GIVEN MATERIAL:
----------
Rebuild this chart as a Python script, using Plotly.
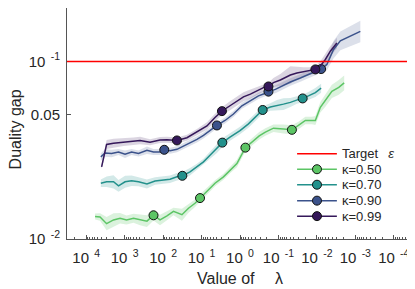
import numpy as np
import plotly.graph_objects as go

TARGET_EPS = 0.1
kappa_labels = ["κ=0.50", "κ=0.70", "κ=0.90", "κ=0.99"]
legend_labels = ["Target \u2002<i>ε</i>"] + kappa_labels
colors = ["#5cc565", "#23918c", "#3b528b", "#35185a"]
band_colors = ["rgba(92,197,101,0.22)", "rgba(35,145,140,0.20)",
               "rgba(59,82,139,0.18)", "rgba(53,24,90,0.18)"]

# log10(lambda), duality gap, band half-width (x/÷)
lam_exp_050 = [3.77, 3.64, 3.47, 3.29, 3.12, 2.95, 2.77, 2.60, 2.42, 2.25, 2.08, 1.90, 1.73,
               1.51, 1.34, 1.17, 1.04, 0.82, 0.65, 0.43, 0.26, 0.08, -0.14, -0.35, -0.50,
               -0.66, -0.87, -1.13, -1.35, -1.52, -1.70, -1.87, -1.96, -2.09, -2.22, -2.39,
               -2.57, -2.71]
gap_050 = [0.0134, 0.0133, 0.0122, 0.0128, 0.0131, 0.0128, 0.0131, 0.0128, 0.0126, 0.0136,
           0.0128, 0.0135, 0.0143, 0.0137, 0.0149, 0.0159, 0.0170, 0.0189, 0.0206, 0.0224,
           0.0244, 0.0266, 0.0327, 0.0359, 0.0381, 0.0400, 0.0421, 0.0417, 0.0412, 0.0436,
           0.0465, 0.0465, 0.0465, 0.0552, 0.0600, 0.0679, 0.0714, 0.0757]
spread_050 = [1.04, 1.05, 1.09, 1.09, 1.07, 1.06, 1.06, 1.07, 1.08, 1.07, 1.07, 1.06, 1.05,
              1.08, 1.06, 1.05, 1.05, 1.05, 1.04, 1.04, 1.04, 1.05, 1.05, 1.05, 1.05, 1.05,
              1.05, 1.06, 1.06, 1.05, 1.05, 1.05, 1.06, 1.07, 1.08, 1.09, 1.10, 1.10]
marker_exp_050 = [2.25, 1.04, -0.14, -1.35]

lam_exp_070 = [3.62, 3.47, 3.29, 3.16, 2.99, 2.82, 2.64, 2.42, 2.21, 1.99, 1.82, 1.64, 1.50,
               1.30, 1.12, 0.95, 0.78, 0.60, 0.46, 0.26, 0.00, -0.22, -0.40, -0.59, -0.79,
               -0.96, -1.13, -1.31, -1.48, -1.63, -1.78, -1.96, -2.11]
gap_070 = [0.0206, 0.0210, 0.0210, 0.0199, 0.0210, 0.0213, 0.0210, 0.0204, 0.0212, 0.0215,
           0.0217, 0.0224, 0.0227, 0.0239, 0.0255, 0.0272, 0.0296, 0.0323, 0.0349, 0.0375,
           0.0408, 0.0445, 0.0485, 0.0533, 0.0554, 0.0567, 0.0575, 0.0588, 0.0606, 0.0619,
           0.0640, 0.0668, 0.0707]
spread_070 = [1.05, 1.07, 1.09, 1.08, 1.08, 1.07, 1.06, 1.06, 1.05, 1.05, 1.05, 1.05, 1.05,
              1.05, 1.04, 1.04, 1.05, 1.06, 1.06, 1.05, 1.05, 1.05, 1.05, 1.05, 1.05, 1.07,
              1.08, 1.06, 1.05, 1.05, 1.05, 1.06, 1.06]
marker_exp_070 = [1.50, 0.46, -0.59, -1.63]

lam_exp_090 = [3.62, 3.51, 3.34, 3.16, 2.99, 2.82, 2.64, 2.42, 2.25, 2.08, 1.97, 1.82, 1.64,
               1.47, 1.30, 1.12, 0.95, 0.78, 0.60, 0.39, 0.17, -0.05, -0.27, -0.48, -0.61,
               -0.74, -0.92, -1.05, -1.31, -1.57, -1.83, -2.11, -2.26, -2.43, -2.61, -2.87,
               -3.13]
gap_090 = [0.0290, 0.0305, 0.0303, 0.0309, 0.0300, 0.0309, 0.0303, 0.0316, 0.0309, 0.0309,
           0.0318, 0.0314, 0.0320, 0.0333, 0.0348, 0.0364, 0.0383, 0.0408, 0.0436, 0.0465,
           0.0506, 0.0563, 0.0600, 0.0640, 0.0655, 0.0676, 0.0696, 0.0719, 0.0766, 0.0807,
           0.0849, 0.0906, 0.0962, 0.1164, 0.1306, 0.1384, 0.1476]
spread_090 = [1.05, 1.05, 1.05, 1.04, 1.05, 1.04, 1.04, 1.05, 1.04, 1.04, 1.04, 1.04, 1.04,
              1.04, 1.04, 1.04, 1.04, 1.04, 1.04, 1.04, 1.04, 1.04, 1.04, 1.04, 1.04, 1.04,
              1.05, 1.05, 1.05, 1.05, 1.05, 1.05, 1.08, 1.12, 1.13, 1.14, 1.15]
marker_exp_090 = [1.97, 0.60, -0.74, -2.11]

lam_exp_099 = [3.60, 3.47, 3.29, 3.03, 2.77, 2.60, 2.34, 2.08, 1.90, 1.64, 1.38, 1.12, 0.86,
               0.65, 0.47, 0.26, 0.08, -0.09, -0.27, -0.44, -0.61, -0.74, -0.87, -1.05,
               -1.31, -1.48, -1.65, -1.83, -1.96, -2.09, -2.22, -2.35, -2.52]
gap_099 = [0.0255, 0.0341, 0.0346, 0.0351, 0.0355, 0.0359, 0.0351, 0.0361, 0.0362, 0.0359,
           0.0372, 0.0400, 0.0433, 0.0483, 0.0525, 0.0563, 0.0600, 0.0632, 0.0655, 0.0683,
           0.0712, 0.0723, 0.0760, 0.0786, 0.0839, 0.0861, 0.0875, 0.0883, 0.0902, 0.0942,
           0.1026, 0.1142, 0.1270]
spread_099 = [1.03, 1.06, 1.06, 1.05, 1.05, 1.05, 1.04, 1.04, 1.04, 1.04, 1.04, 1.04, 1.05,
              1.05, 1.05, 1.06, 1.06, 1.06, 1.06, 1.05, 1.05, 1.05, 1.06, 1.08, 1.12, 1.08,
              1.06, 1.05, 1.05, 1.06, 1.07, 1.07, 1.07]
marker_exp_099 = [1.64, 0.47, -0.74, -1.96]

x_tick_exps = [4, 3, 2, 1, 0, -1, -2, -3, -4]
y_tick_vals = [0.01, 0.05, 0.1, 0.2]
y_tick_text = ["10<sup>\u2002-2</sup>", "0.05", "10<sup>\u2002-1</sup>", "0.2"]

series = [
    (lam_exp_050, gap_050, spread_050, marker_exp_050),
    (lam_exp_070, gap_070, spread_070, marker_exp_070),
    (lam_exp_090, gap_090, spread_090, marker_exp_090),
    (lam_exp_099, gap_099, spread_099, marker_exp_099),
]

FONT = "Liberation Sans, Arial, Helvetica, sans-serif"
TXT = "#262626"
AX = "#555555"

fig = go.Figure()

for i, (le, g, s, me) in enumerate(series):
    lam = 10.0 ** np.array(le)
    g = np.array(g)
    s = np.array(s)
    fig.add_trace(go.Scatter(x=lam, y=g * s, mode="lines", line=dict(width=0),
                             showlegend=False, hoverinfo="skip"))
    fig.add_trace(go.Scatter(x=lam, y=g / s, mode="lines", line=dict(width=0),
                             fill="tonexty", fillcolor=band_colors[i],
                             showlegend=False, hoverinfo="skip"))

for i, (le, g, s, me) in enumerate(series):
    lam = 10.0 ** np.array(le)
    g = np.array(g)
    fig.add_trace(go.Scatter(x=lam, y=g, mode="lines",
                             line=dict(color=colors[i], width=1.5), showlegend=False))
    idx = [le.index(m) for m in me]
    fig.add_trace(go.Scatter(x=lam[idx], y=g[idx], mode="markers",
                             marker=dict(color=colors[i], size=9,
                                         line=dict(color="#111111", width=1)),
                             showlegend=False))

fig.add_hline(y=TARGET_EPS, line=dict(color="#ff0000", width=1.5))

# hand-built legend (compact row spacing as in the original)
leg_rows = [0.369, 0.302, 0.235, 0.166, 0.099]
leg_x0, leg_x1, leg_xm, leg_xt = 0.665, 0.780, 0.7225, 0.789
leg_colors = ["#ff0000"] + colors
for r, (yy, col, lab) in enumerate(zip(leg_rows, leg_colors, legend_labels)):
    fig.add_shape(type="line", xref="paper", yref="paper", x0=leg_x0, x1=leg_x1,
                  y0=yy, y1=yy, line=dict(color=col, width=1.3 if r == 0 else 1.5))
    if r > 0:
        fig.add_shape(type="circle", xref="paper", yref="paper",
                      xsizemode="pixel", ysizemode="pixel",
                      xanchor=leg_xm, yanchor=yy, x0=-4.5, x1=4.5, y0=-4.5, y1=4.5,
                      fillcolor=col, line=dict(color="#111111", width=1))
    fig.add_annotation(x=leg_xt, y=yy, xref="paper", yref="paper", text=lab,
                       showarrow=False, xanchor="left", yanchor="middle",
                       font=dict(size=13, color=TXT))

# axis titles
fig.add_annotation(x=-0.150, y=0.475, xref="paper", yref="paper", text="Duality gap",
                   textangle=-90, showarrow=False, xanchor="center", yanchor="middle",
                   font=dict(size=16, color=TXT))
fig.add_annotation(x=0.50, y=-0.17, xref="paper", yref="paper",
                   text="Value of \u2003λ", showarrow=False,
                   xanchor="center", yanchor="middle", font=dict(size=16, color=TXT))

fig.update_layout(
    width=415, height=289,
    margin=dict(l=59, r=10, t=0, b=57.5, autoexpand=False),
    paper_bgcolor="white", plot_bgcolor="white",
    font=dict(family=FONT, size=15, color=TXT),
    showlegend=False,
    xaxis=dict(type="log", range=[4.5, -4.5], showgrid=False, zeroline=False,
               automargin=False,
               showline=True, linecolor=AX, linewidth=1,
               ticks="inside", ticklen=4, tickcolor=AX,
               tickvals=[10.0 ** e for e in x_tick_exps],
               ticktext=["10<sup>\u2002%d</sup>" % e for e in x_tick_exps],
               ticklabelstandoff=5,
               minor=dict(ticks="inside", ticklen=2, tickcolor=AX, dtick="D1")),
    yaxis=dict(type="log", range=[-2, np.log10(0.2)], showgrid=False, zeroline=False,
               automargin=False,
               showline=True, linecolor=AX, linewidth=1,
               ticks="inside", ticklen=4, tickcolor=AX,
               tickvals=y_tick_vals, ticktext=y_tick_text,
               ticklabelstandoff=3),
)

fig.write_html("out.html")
----------
Leave the pictures out and please restate exactly the lines running from the start of the material through the one with "import plotly.graph_objects as go".

SOLUTION FOR THIS EXERCISE:
Rebuild this chart as a Python script, using Plotly.
import numpy as np
import plotly.graph_objects as go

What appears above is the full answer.